One of the first persons I disclosed to, a client, turned out to be a lifesaver for me; she surprised me by telling me she had a brother who had also come out as transgender. She gave me the best piece of advice anyone could have given me; she told me to give people the benefit of the doubt. “People who know you love you. They are not going to throw you away,” she said. She was right; those first disclosures—as difficult as they were—afforded me the opportunity to experience a deeper connection than I had ever experienced with each person I told. It gave me hope that my life would not be over.

The need to control how the information went out about my pending plans to live as a woman became less important as time passed. Though it had been important at the beginning to control the flow—neither my aged parents nor our three adult sons knew anything—the news spread throughout my world without me being the messenger. Yet, I would like to have been a fly on the wall each time the information was shared.

I quickly learned that once the most important people in my life affirmed me with their love and support, I couldn’t care less what others thought. I’ll never forget how it felt waking up the morning after I shared it with my parents. It was a sunny morning in May 2008, the sky was blue, and the birds were chirping. I sat up in bed and took a deep breath—no more secrets to hide; I felt free, like a bird being let out of its cage. Tears of gratitude flowed freely; I had a reason to live now.

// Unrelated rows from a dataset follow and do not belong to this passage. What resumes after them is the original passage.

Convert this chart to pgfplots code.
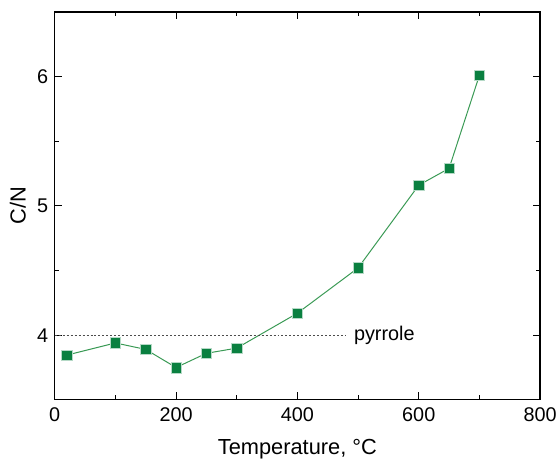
\documentclass[border=0pt]{standalone}
\usepackage{fontspec}
\setmainfont{Liberation Sans}
\usepackage{pgfplots}
\pgfplotsset{compat=1.18}
\definecolor{markgreen}{HTML}{0A8040}
\definecolor{linegreen}{HTML}{3A9A55}
\begin{document}
\begin{tikzpicture}
\useasboundingbox (-55bp,-61bp) rectangle (506bp,402bp);
\begin{axis}[
  at={(0,0)}, anchor=south west,
  scale only axis,
  width=488bp, height=390bp,
  xmin=0, xmax=800, ymin=3.5, ymax=6.5,
  xtick={0,200,400,600,800},
  minor xtick={100,300,500,700},
  ytick={4,5,6},
  minor ytick={3.5,4.5,5.5,6.5},
  tick align=inside,
  major tick length=7.5bp, minor tick length=4.5bp,
  axis line style={line width=1.3bp},
  every tick/.style={black, line width=1.1bp},
  font=\fontsize{20}{24}\selectfont,
  ticklabel style={font=\fontsize{20}{24}\selectfont},
  /pgf/number format/assume math mode=true,
  xticklabel style={yshift=-4bp},
  yticklabel style={xshift=-3bp},
  xlabel={Temperature, °C},
  ylabel={C/N},
  label style={font=\fontsize{22}{26}\selectfont},
  xlabel style={at={(axis description cs:0.5,-0.141)}, anchor=base},
  ylabel style={at={(axis description cs:-0.0758,0.5)}, anchor=center},
]
\addplot[linegreen, line width=1bp, mark=square*, mark size=5.3bp,
  mark options={fill=markgreen, draw=white!70!markgreen, line width=0.5bp}]
  coordinates {
  (20,3.846) (100,3.94) (150,3.89) (200,3.75) (250,3.86) (300,3.90)
  (400,4.17) (500,4.52) (600,5.16) (650,5.29) (700,6.01)
};
\addplot[black!70, line width=0.6bp, dash pattern=on 2bp off 2bp]
  coordinates {(0,4) (479,4)};
\node[anchor=west, inner sep=0pt, font=\fontsize{20}{24}\selectfont] at (axis cs:493,4) {pyrrole};
\end{axis}
\end{tikzpicture}
\end{document}
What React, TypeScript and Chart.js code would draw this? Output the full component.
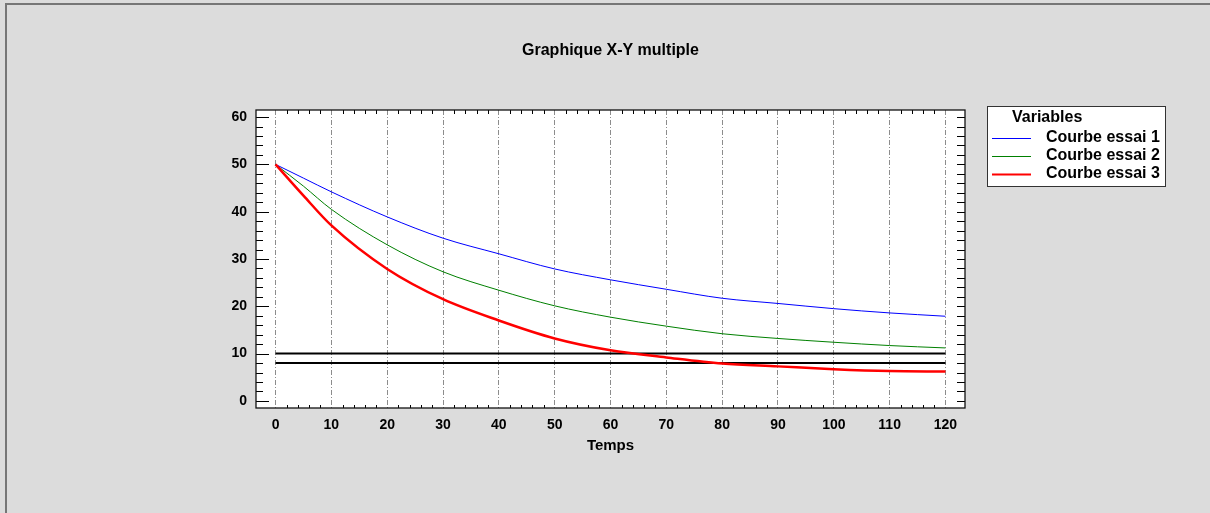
import React, { useEffect, useRef } from "react";
import { Chart, registerables } from "chart.js";

Chart.register(...registerables);

const temps = [0, 5, 10, 20, 30, 40, 50, 60, 70, 80, 90, 100, 110, 120];
const essai1 = [50, 47.1, 44.2, 38.9, 34.4, 31.1, 27.9, 25.6, 23.6, 21.7, 20.6, 19.5, 18.6, 17.9];
const essai2 = [50, 45.4, 40.5, 33.0, 27.3, 23.4, 20.1, 17.7, 15.8, 14.2, 13.2, 12.4, 11.7, 11.2];
const essai3 = [50, 43.4, 37.1, 27.9, 21.5, 17.0, 13.2, 10.7, 9.2, 7.9, 7.3, 6.7, 6.3, 6.2];
const limites = [10, 8];
const seriesLabels = ["Courbe essai 1", "Courbe essai 2", "Courbe essai 3"];
const seriesColors = ["#0000ff", "#008000", "#ff0000"];
const seriesWidths = [1, 1, 2.5];
const legendTitle = "Variables";
const chartTitle = "Graphique X-Y multiple";
const xTitle = "Temps";

const FONT = "'Liberation Sans', Arial, sans-serif";

const bgPlugin = {
  id: "bgPlugin",
  beforeDraw(chart: any) {
    const { ctx, chartArea } = chart;
    ctx.save();
    ctx.fillStyle = "#dcdcdc";
    ctx.fillRect(0, 0, chart.width, chart.height);
    ctx.fillStyle = "#767676";
    ctx.fillRect(5, 3, chart.width - 5, 2);
    ctx.fillRect(5, 3, 2, chart.height - 3);
    ctx.fillStyle = "#ffffff";
    ctx.fillRect(chartArea.left, chartArea.top, chartArea.right - chartArea.left, chartArea.bottom - chartArea.top);
    ctx.restore();
  },
};

const framePlugin = {
  id: "framePlugin",
  afterDraw(chart: any) {
    const { ctx, chartArea } = chart;
    const xs = chart.scales.x;
    const ys = chart.scales.y;
    const L = chartArea.left, R = chartArea.right, T = chartArea.top, B = chartArea.bottom;
    ctx.save();
    ctx.strokeStyle = "#000";
    ctx.lineWidth = 1;
    ctx.beginPath();
    for (let v = 0; v <= 60; v += 2) {
      const y = Math.round(ys.getPixelForValue(v)) + 0.5;
      const major = v % 10 === 0;
      ctx.moveTo(L, y);
      ctx.lineTo(L + (major ? 13 : 7), y);
      ctx.moveTo(R, y);
      ctx.lineTo(R - 8, y);
    }
    for (let v = 0; v <= 120; v += 2) {
      if (v % 10 === 0) continue;
      const x = Math.round(xs.getPixelForValue(v)) + 0.5;
      ctx.moveTo(x, B);
      ctx.lineTo(x, B - 3);
      ctx.moveTo(x, T);
      ctx.lineTo(x, T + 4);
    }
    ctx.stroke();
    ctx.lineWidth = 1.3;
    ctx.strokeStyle = "#111";
    ctx.strokeRect(L, T, R - L, B - T);

    const bx = 987, by = 106, bw = 178, bh = 80;
    ctx.fillStyle = "#ffffff";
    ctx.fillRect(bx, by, bw, bh);
    ctx.lineWidth = 1;
    ctx.strokeStyle = "#333";
    ctx.strokeRect(bx + 0.5, by + 0.5, bw, bh);
    ctx.fillStyle = "#000";
    ctx.font = `bold 16px ${FONT}`;
    ctx.textBaseline = "middle";
    ctx.textAlign = "left";
    ctx.fillText(legendTitle, 1012, 118);
    seriesLabels.forEach((lab, i) => {
      const y = 138 + i * 18;
      ctx.strokeStyle = seriesColors[i];
      ctx.lineWidth = seriesWidths[i] === 1 ? 1 : 2;
      ctx.beginPath();
      ctx.moveTo(992, y + 0.5);
      ctx.lineTo(1031, y + 0.5);
      ctx.stroke();
      ctx.fillStyle = "#000";
      ctx.fillText(lab, 1046, y);
    });
    ctx.restore();
  },
};

export default function App() {
  const ref = useRef<HTMLCanvasElement>(null);
  useEffect(() => {
    if (!ref.current) return;
    const mk = (vals: number[]) => temps.map((t, i) => ({ x: t, y: vals[i] }));
    const serie = [essai1, essai2, essai3];
    const datasets: any[] = serie.map((vals, i) => ({
      label: seriesLabels[i],
      data: mk(vals),
      borderColor: seriesColors[i],
      borderWidth: seriesWidths[i],
      pointRadius: 0,
      fill: false,
      cubicInterpolationMode: "monotone",
      order: 3 - i,
    }));
    limites.forEach((v, i) => {
      datasets.push({
        label: "limite " + v,
        data: [
          { x: temps[0], y: v },
          { x: temps[temps.length - 1], y: v },
        ],
        borderColor: "#000",
        borderWidth: 2,
        pointRadius: 0,
        fill: false,
        order: 4 + i,
      });
    });
    const chart = new Chart(ref.current, {
      type: "line",
      data: { datasets },
      options: {
        animation: false,
        responsive: false,
        devicePixelRatio: 1,
        layout: { padding: { left: 196, right: 245, top: 0, bottom: 55 } },
        plugins: {
          legend: { display: false },
          tooltip: { enabled: false },
          title: {
            display: true,
            text: chartTitle,
            fullSize: false,
            color: "#000",
            font: { family: FONT, size: 16, weight: "bold" },
            padding: { top: 41, bottom: 49.8 },
          },
        },
        scales: {
          x: {
            type: "linear",
            min: -3.5,
            max: 123.5,
            afterFit: (s: any) => {
              s.height = 50;
            },
            ticks: {
              stepSize: 10,
              includeBounds: false,
              color: "#000",
              padding: 9,
              font: { family: FONT, size: 14, weight: "bold" },
              maxRotation: 0,
            },
            grid: {
              drawTicks: false,
              color: "#8c8c8c",
              lineWidth: 1,
            },
            border: { display: false, dash: [5, 2, 1, 2] },
            title: {
              display: true,
              text: xTitle,
              color: "#000",
              font: { family: FONT, size: 15, weight: "bold" },
              padding: { top: 0, bottom: 3 },
            },
          },
          y: {
            type: "linear",
            min: -1.5,
            max: 61.5,
            afterFit: (s: any) => {
              s.width = 60;
            },
            ticks: {
              stepSize: 10,
              includeBounds: false,
              color: "#000",
              padding: 9,
              font: { family: FONT, size: 14, weight: "bold" },
            },
            grid: { display: false, drawTicks: false },
            border: { display: false },
          },
        },
      },
      plugins: [bgPlugin, framePlugin],
    });
    return () => chart.destroy();
  }, []);
  return (
    <div style={{ position: "absolute", left: 0, top: 0, width: 1210, height: 513 }}>
      <canvas ref={ref} width={1210} height={513} style={{ width: 1210, height: 513, display: "block" }} />
    </div>
  );
}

I’m not a statistician, so I have no way of knowing what my actual odds were of running into someone I knew on the street who would take one look at me and say, “Do I know you? You look familiar.” Nevertheless, I had assumed this would be a regular occurrence for me—isn’t Vancouver just a small village?

Five years ago, on the last week of July, I started living full-time as a female, and to this day, I have only run into someone I know perhaps a dozen times. Each time that it happened, my eyes made contact with theirs, I knew immediately who they were, but they—on the other hand—had a puzzled look on their face, their expressions betraying their thoughts…“I think I know you.” Generally, I greeted them by name and told them I knew them from a previous life. Their response has mostly been: “Oh. A-ah. Yeah. Wow! How are you?” followed by a loss of words.

Fortunately, this is not how people have reacted, but it’s how I thought it would be…And yes, that’s me.

No one has run for the exit door, yet, everyone has been amazingly mature and supportive once they have recovered their ability to speak intelligently.

It hasn’t been a cakewalk in every one of my circles. I want to respect those who, for some religious reason, have not yet been able to wrap their brain around the idea that gender identity is not always linked to the set of gonads, appendages, and orifices one was born with. This does make me a little impatient at times because, even in Vancouver, life for transgender persons isn’t always easy. We often lose young and old people who cannot imagine a future when all they know in their present is rejection, ridicule, and marginalization.

Do I know you? Do you know me? I’ll be looking for you. Say Hi!